EXERCISE TASK: Below is a listing to transcribe in full and exactly; keep the pictures out.

MATERIAL:

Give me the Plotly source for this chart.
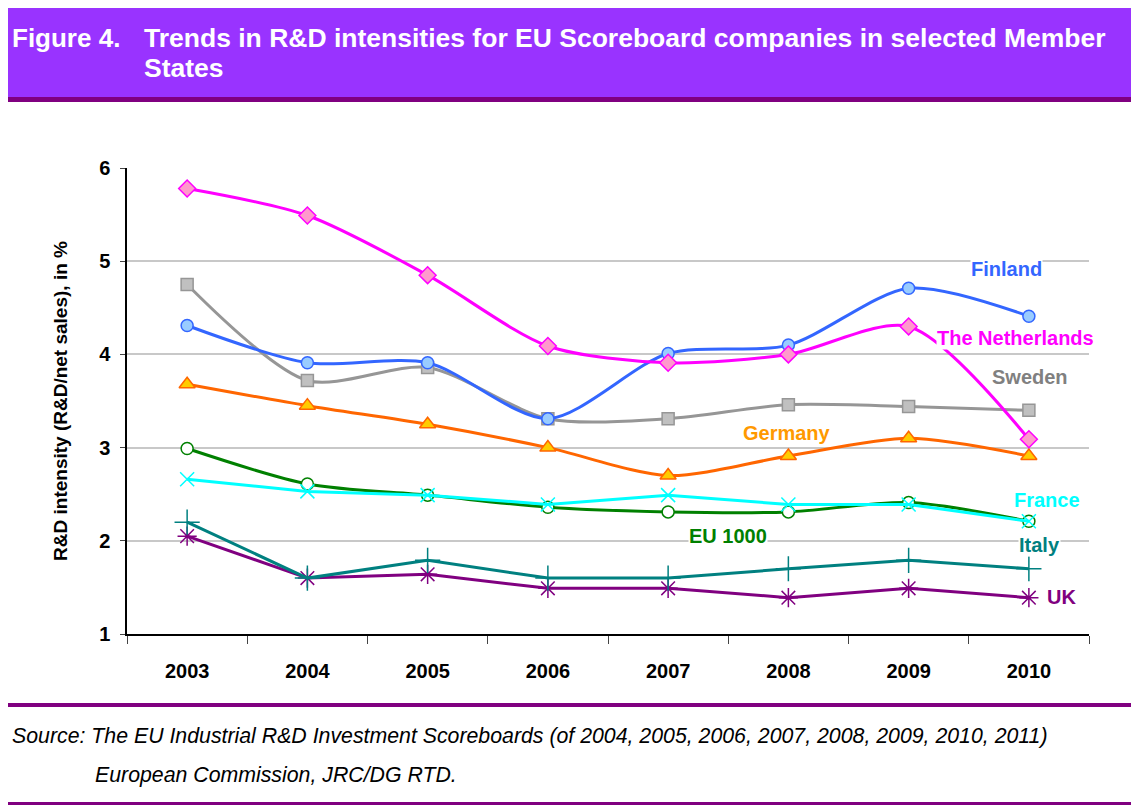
import plotly.graph_objects as go

years = ["2003", "2004", "2005", "2006", "2007", "2008", "2009", "2010"]

netherlands = [5.78, 5.49, 4.85, 4.09, 3.91, 4.00, 4.30, 3.09]
finland = [4.31, 3.91, 3.91, 3.31, 4.01, 4.10, 4.71, 4.41]
sweden = [4.75, 3.72, 3.86, 3.31, 3.31, 3.46, 3.44, 3.40]
germany = [3.68, 3.45, 3.25, 3.00, 2.70, 2.91, 3.10, 2.91]
eu1000 = [2.99, 2.61, 2.49, 2.36, 2.31, 2.31, 2.41, 2.21]
france = [2.66, 2.53, 2.49, 2.39, 2.49, 2.39, 2.39, 2.21]
italy = [2.20, 1.60, 1.79, 1.60, 1.60, 1.70, 1.79, 1.70]
uk = [2.05, 1.60, 1.64, 1.49, 1.49, 1.39, 1.49, 1.39]

FONT = "Liberation Sans, Arial, sans-serif"
# the page body adds an 8px margin, so the figure is a bit smaller and shifted
OFF = 8
W, H = 1139 - OFF, 805 - OFF
L, R, T, B = 127 - OFF, 50, 168 - OFF, 171
PW, PH = W - L - R, H - T - B


def px(x):
    return (x - OFF - L) / PW


def py(y):
    return (H - B - (y - OFF)) / PH


fig = go.Figure()


def add_line(name, vals, color, symbol, fill, size, shape="spline", lw=3, mlw=1.5):
    fig.add_trace(go.Scatter(
        x=years, y=vals, name=name, mode="lines+markers",
        line=dict(color=color, width=lw, shape=shape, smoothing=0.8),
        marker=dict(symbol=symbol, size=size, color=fill,
                    line=dict(color=color, width=mlw)),
    ))


add_line("UK", uk, "#800080", "asterisk-open", "#800080", 16, shape="linear")
add_line("Italy", italy, "#008080", "cross-thin-open", "#008080", 18, shape="linear")
add_line("EU 1000", eu1000, "#008000", "circle", "white", 12)
add_line("France", france, "#00FFFF", "x-thin-open", "#00FFFF", 14, shape="linear")
add_line("Germany", germany, "#FF6600", "triangle-up", "#FFCC00", 14)
add_line("Sweden", sweden, "#969696", "square", "#C0C0C0", 12)
add_line("Finland", finland, "#3366FF", "circle", "#99CCFF", 12)
add_line("The Netherlands", netherlands, "#FF00FF", "diamond", "#FF99CC", 13)

labels = [
    ("Finland", 1006, 269, "#3366FF"),
    ("The Netherlands", 1015, 338, "#FF00FF"),
    ("Sweden", 1030, 377, "#808080"),
    ("Germany", 787, 433, "#FF9900"),
    ("France", 1047, 500, "#00FFFF"),
    ("EU 1000", 728, 536, "#008000"),
    ("Italy", 1039, 545, "#008080"),
    ("UK", 1061, 597, "#800080"),
]
for text, x, y, c in labels:
    fig.add_annotation(x=px(x), y=py(y), xref="paper", yref="paper", text="<b>%s</b>" % text,
                       xanchor="center", yanchor="middle",
                       showarrow=False, bgcolor="white", font=dict(family=FONT, size=20, color=c),
                       borderpad=0)

# header band
fig.add_shape(type="rect", xref="paper", yref="paper", x0=px(0), x1=px(1139), y0=py(102), y1=py(0),
              fillcolor="#800080", line_width=0, layer="below")
fig.add_shape(type="rect", xref="paper", yref="paper", x0=px(0), x1=px(1139), y0=py(97), y1=py(7),
              fillcolor="#9933FF", line_width=0, layer="below")
fig.add_annotation(x=px(10), y=py(38), xref="paper", yref="paper", xanchor="left", yanchor="middle",
                   text="<b>Figure 4.</b>", showarrow=False, font=dict(family=FONT, size=26, color="white"))
fig.add_annotation(x=px(142), y=py(38), xref="paper", yref="paper", xanchor="left", yanchor="middle",
                   text="<b>Trends in R&D intensities for EU Scoreboard companies in selected Member</b>",
                   showarrow=False, font=dict(family=FONT, size=26.5, color="white"))
fig.add_annotation(x=px(142), y=py(68), xref="paper", yref="paper", xanchor="left", yanchor="middle",
                   text="<b>States</b>", showarrow=False, font=dict(family=FONT, size=26.5, color="white"))

# footer
fig.add_shape(type="rect", xref="paper", yref="paper", x0=px(0), x1=px(1139), y0=py(707), y1=py(703),
              fillcolor="#800080", line_width=0)
fig.add_shape(type="rect", xref="paper", yref="paper", x0=px(0), x1=px(1139), y0=py(805), y1=py(802),
              fillcolor="#800080", line_width=0)
fig.add_annotation(x=px(10), y=py(736), xref="paper", yref="paper", xanchor="left", yanchor="middle",
                   text="<i>Source: The EU Industrial R&D Investment Scoreboards (of 2004, 2005, 2006, 2007, 2008, 2009, 2010, 2011)</i>",
                   showarrow=False, font=dict(family=FONT, size=21.3, color="black"))
fig.add_annotation(x=px(93), y=py(775), xref="paper", yref="paper", xanchor="left", yanchor="middle",
                   text="<i>European Commission, JRC/DG RTD.</i>",
                   showarrow=False, font=dict(family=FONT, size=21.3, color="black"))

fig.update_layout(
    width=W, height=H,
    margin=dict(l=L, r=R, t=T, b=B),
    paper_bgcolor="white", plot_bgcolor="white",
    showlegend=False,
    font=dict(family=FONT, size=20, color="black"),
)
fig.update_xaxes(
    type="category", range=[-0.5, 7.5], tickson="boundaries", ticks="outside", ticklen=8,
    showline=True, linecolor="black", linewidth=1.5, showgrid=False,
    tickfont=dict(family=FONT, size=20, color="black"), ticklabelstandoff=18,
    tickprefix="<b>", ticksuffix="</b>",
)
fig.update_yaxes(
    range=[1, 6], dtick=1, ticks="outside", ticklen=5, showline=True, linecolor="black", linewidth=1.5,
    showgrid=True, gridcolor="#C8C8C8", gridwidth=1.5, zeroline=False,
    tickfont=dict(family=FONT, size=20, color="black"), tickprefix="<b>", ticksuffix="</b>",
    ticklabelstandoff=6,
    title=dict(text="<b>R&D intensity (R&D/net sales), in %</b>", font=dict(family=FONT, size=19),
               standoff=26),
)

fig.write_html("out.html")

EXERCISE RESULT:
Give me the Plotly source for this chart.
import plotly.graph_objects as go

years = ["2003", "2004", "2005", "2006", "2007", "2008", "2009", "2010"]

netherlands = [5.78, 5.49, 4.85, 4.09, 3.91, 4.00, 4.30, 3.09]
finland = [4.31, 3.91, 3.91, 3.31, 4.01, 4.10, 4.71, 4.41]
sweden = [4.75, 3.72, 3.86, 3.31, 3.31, 3.46, 3.44, 3.40]
germany = [3.68, 3.45, 3.25, 3.00, 2.70, 2.91, 3.10, 2.91]
eu1000 = [2.99, 2.61, 2.49, 2.36, 2.31, 2.31, 2.41, 2.21]
france = [2.66, 2.53, 2.49, 2.39, 2.49, 2.39, 2.39, 2.21]
italy = [2.20, 1.60, 1.79, 1.60, 1.60, 1.70, 1.79, 1.70]
uk = [2.05, 1.60, 1.64, 1.49, 1.49, 1.39, 1.49, 1.39]

FONT = "Liberation Sans, Arial, sans-serif"
# the page body adds an 8px margin, so the figure is a bit smaller and shifted
OFF = 8
W, H = 1139 - OFF, 805 - OFF
L, R, T, B = 127 - OFF, 50, 168 - OFF, 171
PW, PH = W - L - R, H - T - B


def px(x):
    return (x - OFF - L) / PW


def py(y):
    return (H - B - (y - OFF)) / PH


fig = go.Figure()


def add_line(name, vals, color, symbol, fill, size, shape="spline", lw=3, mlw=1.5):
    fig.add_trace(go.Scatter(
        x=years, y=vals, name=name, mode="lines+markers",
        line=dict(color=color, width=lw, shape=shape, smoothing=0.8),
        marker=dict(symbol=symbol, size=size, color=fill,
                    line=dict(color=color, width=mlw)),
    ))


add_line("UK", uk, "#800080", "asterisk-open", "#800080", 16, shape="linear")
add_line("Italy", italy, "#008080", "cross-thin-open", "#008080", 18, shape="linear")
add_line("EU 1000", eu1000, "#008000", "circle", "white", 12)
add_line("France", france, "#00FFFF", "x-thin-open", "#00FFFF", 14, shape="linear")
add_line("Germany", germany, "#FF6600", "triangle-up", "#FFCC00", 14)
add_line("Sweden", sweden, "#969696", "square", "#C0C0C0", 12)
add_line("Finland", finland, "#3366FF", "circle", "#99CCFF", 12)
add_line("The Netherlands", netherlands, "#FF00FF", "diamond", "#FF99CC", 13)

labels = [
    ("Finland", 1006, 269, "#3366FF"),
    ("The Netherlands", 1015, 338, "#FF00FF"),
    ("Sweden", 1030, 377, "#808080"),
    ("Germany", 787, 433, "#FF9900"),
    ("France", 1047, 500, "#00FFFF"),
    ("EU 1000", 728, 536, "#008000"),
    ("Italy", 1039, 545, "#008080"),
    ("UK", 1061, 597, "#800080"),
]
for text, x, y, c in labels:
    fig.add_annotation(x=px(x), y=py(y), xref="paper", yref="paper", text="<b>%s</b>" % text,
                       xanchor="center", yanchor="middle",
                       showarrow=False, bgcolor="white", font=dict(family=FONT, size=20, color=c),
                       borderpad=0)

# header band
fig.add_shape(type="rect", xref="paper", yref="paper", x0=px(0), x1=px(1139), y0=py(102), y1=py(0),
              fillcolor="#800080", line_width=0, layer="below")
fig.add_shape(type="rect", xref="paper", yref="paper", x0=px(0), x1=px(1139), y0=py(97), y1=py(7),
              fillcolor="#9933FF", line_width=0, layer="below")
fig.add_annotation(x=px(10), y=py(38), xref="paper", yref="paper", xanchor="left", yanchor="middle",
                   text="<b>Figure 4.</b>", showarrow=False, font=dict(family=FONT, size=26, color="white"))
fig.add_annotation(x=px(142), y=py(38), xref="paper", yref="paper", xanchor="left", yanchor="middle",
                   text="<b>Trends in R&D intensities for EU Scoreboard companies in selected Member</b>",
                   showarrow=False, font=dict(family=FONT, size=26.5, color="white"))
fig.add_annotation(x=px(142), y=py(68), xref="paper", yref="paper", xanchor="left", yanchor="middle",
                   text="<b>States</b>", showarrow=False, font=dict(family=FONT, size=26.5, color="white"))

# footer
fig.add_shape(type="rect", xref="paper", yref="paper", x0=px(0), x1=px(1139), y0=py(707), y1=py(703),
              fillcolor="#800080", line_width=0)
fig.add_shape(type="rect", xref="paper", yref="paper", x0=px(0), x1=px(1139), y0=py(805), y1=py(802),
              fillcolor="#800080", line_width=0)
fig.add_annotation(x=px(10), y=py(736), xref="paper", yref="paper", xanchor="left", yanchor="middle",
                   text="<i>Source: The EU Industrial R&D Investment Scoreboards (of 2004, 2005, 2006, 2007, 2008, 2009, 2010, 2011)</i>",
                   showarrow=False, font=dict(family=FONT, size=21.3, color="black"))
fig.add_annotation(x=px(93), y=py(775), xref="paper", yref="paper", xanchor="left", yanchor="middle",
                   text="<i>European Commission, JRC/DG RTD.</i>",
                   showarrow=False, font=dict(family=FONT, size=21.3, color="black"))

fig.update_layout(
    width=W, height=H,
    margin=dict(l=L, r=R, t=T, b=B),
    paper_bgcolor="white", plot_bgcolor="white",
    showlegend=False,
    font=dict(family=FONT, size=20, color="black"),
)
fig.update_xaxes(
    type="category", range=[-0.5, 7.5], tickson="boundaries", ticks="outside", ticklen=8,
    showline=True, linecolor="black", linewidth=1.5, showgrid=False,
    tickfont=dict(family=FONT, size=20, color="black"), ticklabelstandoff=18,
    tickprefix="<b>", ticksuffix="</b>",
)
fig.update_yaxes(
    range=[1, 6], dtick=1, ticks="outside", ticklen=5, showline=True, linecolor="black", linewidth=1.5,
    showgrid=True, gridcolor="#C8C8C8", gridwidth=1.5, zeroline=False,
    tickfont=dict(family=FONT, size=20, color="black"), tickprefix="<b>", ticksuffix="</b>",
    ticklabelstandoff=6,
    title=dict(text="<b>R&D intensity (R&D/net sales), in %</b>", font=dict(family=FONT, size=19),
               standoff=26),
)

fig.write_html("out.html")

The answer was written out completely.